Stated goal:
Starting with the first line of the data below, copy each line up to and including the one containing "0.615, 0.578, 0.555];". Pictures stay out.

Recorded information:

## start

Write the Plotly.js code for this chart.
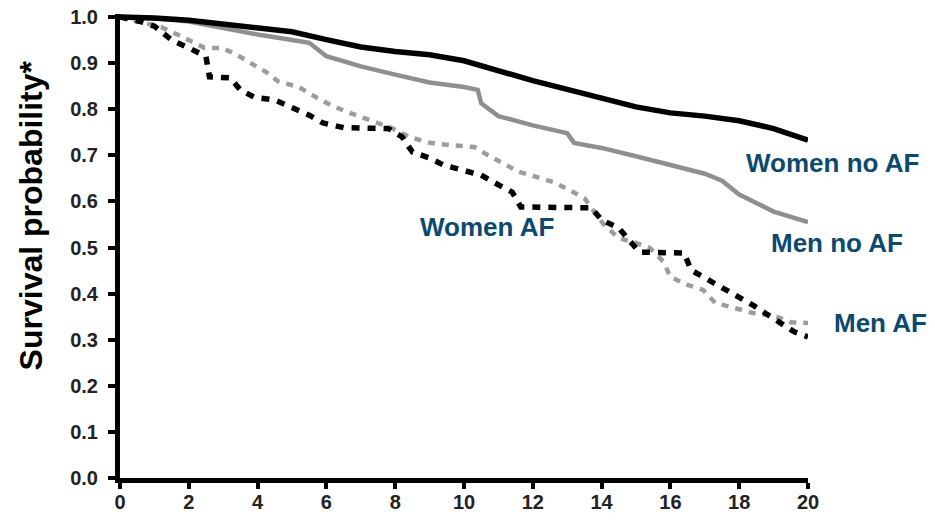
<!DOCTYPE html>
<html>
<head>
<meta charset="utf-8">
<script src="https://cdn.plot.ly/plotly-3.0.1.min.js"></script>
<style>html,body{margin:0;padding:0;background:#fff;}#chart{width:935px;height:520px;}</style>
</head>
<body>
<div id="chart"></div>
<script>
// Years of follow-up and survival probabilities
const tWomenNoAF = [0, 1, 2, 3, 4, 5, 6, 7, 8, 9, 10, 11, 12, 13, 14, 15, 16, 17, 18, 19, 20];
const sWomenNoAF = [1.0, 0.998, 0.993, 0.985, 0.978, 0.968, 0.951, 0.935, 0.925, 0.918, 0.905, 0.882, 0.862, 0.843, 0.825, 0.805, 0.792, 0.785, 0.775, 0.758, 0.733];

const tMenNoAF = [0, 1, 2, 3, 4, 5, 5.5, 6, 7, 8, 9, 10, 10.4, 10.5, 11, 12, 13, 13.2, 14, 15, 16, 17, 17.5, 18, 19, 20];
const sMenNoAF = [1.0, 0.997, 0.99, 0.975, 0.962, 0.95, 0.944, 0.915, 0.893, 0.875, 0.858, 0.848, 0.842, 0.813, 0.785, 0.765, 0.748, 0.727, 0.716, 0.698, 0.68, 0.66, 0.645, 0.615, 0.578, 0.555];

const tWomenAF = [0, 0.6, 1.0, 1.5, 2.0, 2.5, 2.6, 3.2, 3.5, 3.9, 4.5, 5.0, 5.5, 5.9, 6.5, 7.8, 8.2, 8.5, 9.0, 9.4, 10.0, 10.5, 10.9, 11.4, 11.65, 13.7, 14.0, 14.5, 14.8, 15.1, 16.4, 16.6, 17.0, 17.5, 17.9, 18.4, 18.75, 19.2, 19.6, 20];
const sWomenAF = [1.0, 0.99, 0.98, 0.95, 0.933, 0.914, 0.87, 0.868, 0.842, 0.826, 0.82, 0.803, 0.787, 0.77, 0.76, 0.758, 0.74, 0.707, 0.694, 0.679, 0.668, 0.657, 0.64, 0.62, 0.588, 0.586, 0.56, 0.542, 0.516, 0.49, 0.488, 0.451, 0.434, 0.414, 0.397, 0.375, 0.358, 0.338, 0.317, 0.306];

const tMenAF = [0, 1.2, 1.7, 2.46, 2.96, 3.4, 3.8, 4.26, 4.6, 5.2, 5.7, 6.1, 6.6, 7.0, 7.5, 7.9, 8.4, 9.0, 9.6, 10.3, 10.7, 11.1, 11.6, 12.1, 12.6, 13.05, 13.5, 14.06, 14.5, 15.0, 15.4, 15.8, 16.0, 16.5, 16.95, 17.3, 17.8, 18.4, 18.8, 19.2, 19.5, 20];
const sMenAF = [1.0, 0.978, 0.961, 0.933, 0.933, 0.918, 0.90, 0.88, 0.86, 0.848, 0.826, 0.81, 0.794, 0.783, 0.77, 0.759, 0.74, 0.727, 0.722, 0.718, 0.70, 0.683, 0.664, 0.653, 0.642, 0.625, 0.607, 0.55, 0.52, 0.51, 0.499, 0.469, 0.436, 0.419, 0.408, 0.38, 0.369, 0.358, 0.354, 0.347, 0.338, 0.336];

const xTicks = [0, 2, 4, 6, 8, 10, 12, 14, 16, 18, 20];
const yTicks = [0.0, 0.1, 0.2, 0.3, 0.4, 0.5, 0.6, 0.7, 0.8, 0.9, 1.0];
const yTickText = ['0.0', '0.1', '0.2', '0.3', '0.4', '0.5', '0.6', '0.7', '0.8', '0.9', '1.0'];

const seriesLabels = ['Women no AF', 'Men no AF', 'Women AF', 'Men AF'];
const labelX = [1.035, 1.042, 0.533, 1.105];
const labelY = [0.679, 0.506, 0.541, 0.334];

const FONT = 'Liberation Sans, Arial, Helvetica, sans-serif';
const LABEL_COLOR = '#0b4a6e';

const traces = [
  {x: tMenAF, y: sMenAF, mode: 'lines', line: {color: '#9c9c9c', width: 4.5, dash: '7px,7px'}},
  {x: tWomenAF, y: sWomenAF, mode: 'lines', line: {color: '#000000', width: 5.5, dash: '8px,8px'}},
  {x: tMenNoAF, y: sMenNoAF, mode: 'lines', line: {color: '#8f8f8f', width: 4.5}},
  {x: tWomenNoAF, y: sWomenNoAF, mode: 'lines', line: {color: '#000000', width: 5.5}}
];

const annotations = seriesLabels.map((txt, i) => ({
  x: labelX[i], y: labelY[i], xref: 'paper', yref: 'paper', text: txt, showarrow: false,
  xanchor: 'center', yanchor: 'middle',
  font: {family: FONT, size: 26, color: LABEL_COLOR, weight: 700}
}));
annotations.push({
  x: -0.13, y: 0.565, xref: 'paper', yref: 'paper', text: 'Survival probability*',
  textangle: -90, showarrow: false, xanchor: 'center', yanchor: 'middle',
  font: {family: FONT, size: 32, color: '#000000', weight: 700}
});

const layout = {
  width: 935, height: 520,
  margin: {l: 120, r: 127, t: 14, b: 42, pad: 0},
  paper_bgcolor: '#ffffff', plot_bgcolor: '#ffffff',
  showlegend: false,
  xaxis: {
    range: [0, 20], tickvals: xTicks, ticktext: xTicks.map(String),
    showline: true, linecolor: '#000', linewidth: 5, mirror: false,
    ticks: 'outside', ticklen: 6, tickwidth: 4, tickcolor: '#000',
    showgrid: false, zeroline: false, ticklabelstandoff: -4,
    tickfont: {family: FONT, size: 20, color: '#222', weight: 700}
  },
  yaxis: {
    range: [0, 1.0065], tickvals: yTicks, ticktext: yTickText,
    showline: true, linecolor: '#000', linewidth: 5,
    ticks: 'outside', ticklen: 7, tickwidth: 4, tickcolor: '#000',
    showgrid: false, zeroline: false, ticklabelstandoff: 6,
    tickfont: {family: FONT, size: 20, color: '#222', weight: 700}
  },
  annotations: annotations
};

Plotly.newPlot('chart', traces, layout, {displayModeBar: false, staticPlot: true});
</script>
</body>
</html>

## end

Finished task:
Write the Plotly.js code for this chart.
<!DOCTYPE html>
<html>
<head>
<meta charset="utf-8">
<script src="https://cdn.plot.ly/plotly-3.0.1.min.js"></script>
<style>html,body{margin:0;padding:0;background:#fff;}#chart{width:935px;height:520px;}</style>
</head>
<body>
<div id="chart"></div>
<script>
// Years of follow-up and survival probabilities
const tWomenNoAF = [0, 1, 2, 3, 4, 5, 6, 7, 8, 9, 10, 11, 12, 13, 14, 15, 16, 17, 18, 19, 20];
const sWomenNoAF = [1.0, 0.998, 0.993, 0.985, 0.978, 0.968, 0.951, 0.935, 0.925, 0.918, 0.905, 0.882, 0.862, 0.843, 0.825, 0.805, 0.792, 0.785, 0.775, 0.758, 0.733];

const tMenNoAF = [0, 1, 2, 3, 4, 5, 5.5, 6, 7, 8, 9, 10, 10.4, 10.5, 11, 12, 13, 13.2, 14, 15, 16, 17, 17.5, 18, 19, 20];
const sMenNoAF = [1.0, 0.997, 0.99, 0.975, 0.962, 0.95, 0.944, 0.915, 0.893, 0.875, 0.858, 0.848, 0.842, 0.813, 0.785, 0.765, 0.748, 0.727, 0.716, 0.698, 0.68, 0.66, 0.645, 0.615, 0.578, 0.555];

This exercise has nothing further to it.